De nada me vale que todo su reparto esté perfecto. Sus personajes no tienen alma —ahora alguien gritará que eso es precisamente lo que busca Haneke—, no siento simpatía por ninguno, entendiendo por ello que me parezcan fascinantes o mínimamente atractivos. Ni siquiera por el narrador —cuando le conviene a Haneke que sea el narrador gracias a una voz en off, porque cambia de punto de vista cada dos por tres—, un joven profesor que descubre por arte de magia, repito, por arte de magia —ahora algunos me explicarán cierta escena en la que descubre a unos niños hurgando en una ventana— a los posibles culpables de los dramáticos acontecimientos que bañan el film. Como tampoco me impresionan esos niños que parecen salidos de ‘El pueblo de los malditos’ (‘Village of the Damned’, Wolf Rilla, 1960), film sobre el que John Carpenter volvería con un olvidable remake en los 90, y que en cierto modo guarda paralelismos con ‘La cinta blanca’. Y así con el resto de personajes.

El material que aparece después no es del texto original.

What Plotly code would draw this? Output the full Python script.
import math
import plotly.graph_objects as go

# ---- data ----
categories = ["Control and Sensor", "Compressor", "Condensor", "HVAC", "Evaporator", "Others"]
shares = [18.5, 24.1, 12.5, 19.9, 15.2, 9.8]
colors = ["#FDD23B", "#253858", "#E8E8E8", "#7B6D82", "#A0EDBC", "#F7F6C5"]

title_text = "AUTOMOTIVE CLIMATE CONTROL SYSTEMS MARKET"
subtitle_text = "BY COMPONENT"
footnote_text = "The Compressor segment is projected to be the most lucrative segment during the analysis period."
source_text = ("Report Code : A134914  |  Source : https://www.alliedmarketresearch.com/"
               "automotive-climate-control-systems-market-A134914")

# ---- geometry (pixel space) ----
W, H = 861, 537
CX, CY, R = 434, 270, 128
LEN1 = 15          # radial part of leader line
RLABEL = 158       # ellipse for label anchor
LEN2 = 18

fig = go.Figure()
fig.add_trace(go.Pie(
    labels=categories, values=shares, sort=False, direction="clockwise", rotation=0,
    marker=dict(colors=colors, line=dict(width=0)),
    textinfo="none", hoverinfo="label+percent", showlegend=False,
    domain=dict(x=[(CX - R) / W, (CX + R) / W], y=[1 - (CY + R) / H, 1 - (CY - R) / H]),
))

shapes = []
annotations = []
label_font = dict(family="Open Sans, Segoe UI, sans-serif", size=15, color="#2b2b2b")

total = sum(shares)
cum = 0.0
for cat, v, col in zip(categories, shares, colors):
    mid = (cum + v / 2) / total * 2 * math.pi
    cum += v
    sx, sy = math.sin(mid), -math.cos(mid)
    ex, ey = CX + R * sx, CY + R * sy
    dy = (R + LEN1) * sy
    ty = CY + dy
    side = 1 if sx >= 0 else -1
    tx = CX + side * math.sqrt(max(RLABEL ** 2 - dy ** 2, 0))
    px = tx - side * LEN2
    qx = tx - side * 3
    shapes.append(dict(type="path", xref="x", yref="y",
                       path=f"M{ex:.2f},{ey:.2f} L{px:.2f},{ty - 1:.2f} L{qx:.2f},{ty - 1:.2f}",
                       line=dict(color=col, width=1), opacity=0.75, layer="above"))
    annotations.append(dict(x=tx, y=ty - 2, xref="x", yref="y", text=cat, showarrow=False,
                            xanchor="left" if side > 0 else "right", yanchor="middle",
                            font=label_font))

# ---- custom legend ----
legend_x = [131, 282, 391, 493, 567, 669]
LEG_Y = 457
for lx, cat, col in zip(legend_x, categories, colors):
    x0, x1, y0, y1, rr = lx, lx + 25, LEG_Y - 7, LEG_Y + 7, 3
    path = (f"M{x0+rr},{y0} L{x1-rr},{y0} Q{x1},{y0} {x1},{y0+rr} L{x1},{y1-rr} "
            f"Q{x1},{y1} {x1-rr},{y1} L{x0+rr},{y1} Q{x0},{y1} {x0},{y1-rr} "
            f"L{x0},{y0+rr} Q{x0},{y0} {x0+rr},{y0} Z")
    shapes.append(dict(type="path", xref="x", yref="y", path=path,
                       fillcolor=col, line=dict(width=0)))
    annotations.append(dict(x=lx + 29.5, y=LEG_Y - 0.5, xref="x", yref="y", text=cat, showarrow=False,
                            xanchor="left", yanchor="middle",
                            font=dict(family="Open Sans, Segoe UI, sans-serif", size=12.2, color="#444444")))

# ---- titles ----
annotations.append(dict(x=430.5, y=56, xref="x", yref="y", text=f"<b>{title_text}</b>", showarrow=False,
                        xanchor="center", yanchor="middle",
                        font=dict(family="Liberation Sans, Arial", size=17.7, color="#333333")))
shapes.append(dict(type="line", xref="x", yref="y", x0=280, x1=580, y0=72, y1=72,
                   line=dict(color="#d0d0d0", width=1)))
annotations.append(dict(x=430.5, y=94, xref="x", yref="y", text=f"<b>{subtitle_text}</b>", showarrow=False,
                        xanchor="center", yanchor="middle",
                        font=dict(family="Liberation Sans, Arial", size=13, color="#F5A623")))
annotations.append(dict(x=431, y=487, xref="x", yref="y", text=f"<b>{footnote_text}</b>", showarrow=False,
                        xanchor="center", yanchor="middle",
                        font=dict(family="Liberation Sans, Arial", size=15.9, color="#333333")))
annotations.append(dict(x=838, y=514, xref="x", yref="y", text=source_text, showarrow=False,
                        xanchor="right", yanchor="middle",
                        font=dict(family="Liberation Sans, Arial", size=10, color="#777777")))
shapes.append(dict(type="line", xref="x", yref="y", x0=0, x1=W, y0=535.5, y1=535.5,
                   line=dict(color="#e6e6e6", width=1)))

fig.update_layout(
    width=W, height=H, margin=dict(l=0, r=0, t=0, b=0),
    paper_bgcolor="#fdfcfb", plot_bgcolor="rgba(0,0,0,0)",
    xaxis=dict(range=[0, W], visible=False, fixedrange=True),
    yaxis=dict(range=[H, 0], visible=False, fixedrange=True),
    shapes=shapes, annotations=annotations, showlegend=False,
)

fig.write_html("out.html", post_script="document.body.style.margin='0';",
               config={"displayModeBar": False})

La fría cámara de Haneke me impide ese acercamiento, y las posteriores reflexiones —ésas que a veces se tienen transcurridos días tras un visionado— carecen totalmente de interés para mí. No necesito acciones fuera de campo alargadas hasta la extenuación, lo mismo que infinidad de planos fijos que en lugar de inquietarme provocan en mí un enorme y largo bostezo. Lo que sí me llego a preguntar es por qué demonios los padres de Michael Haneke no le inculcaron a ser otra cosa que no fuera director de cine, y así me hubiera ahorrado algunas memeces de muy señor mío. Indagaré sobre ello, me comeré el coco una y otra vez, tal vez sea ésa la verdadera intención de este director con ínfulas de autor, que descubramos qué narices hace año tras año atormentándonos.
No puedo decir qué debe ser el cine —realmente nadie puede—, pero sí puedo decir que es éste para mí o qué espero de él, porque al fin y al cabo en el fondo de todo, sólo se trata de eso, de lo que cada uno espera de este arte tan maravilloso en el que todos coincidimos en una única cosa: nuestro amor por él. Y por Dios, que nadie me salga ahora rasgándose las vestiduras hablando de que no he sabido apreciar el duro golpe que Haneke pega a la educación férrea y religiosa que más tarde deriva en el mal, o que no he entendido —y por lo tanto no he sentido— algunas de las oscuras historias innombrables que encierran los personajes que pululan por ‘La cinta blanca’, como si el entender una película fuese sinónimo de calidad. Entiendo perfectamente el cine de Michael Bay y también me parece deplorable, eso sí, al menos Bay no engaña a nadie. Precisamente lo peor de Haneke es que su discurso resulta muy obvio.
Ay, si Dreyer resucitase, la de collejas que le daría al alemán éste, o Henri-Georges Clouzot que ya contó algo parecido y mucho mejor en la excelente ‘El cuervo’ (‘Le Corbeau’, 1943).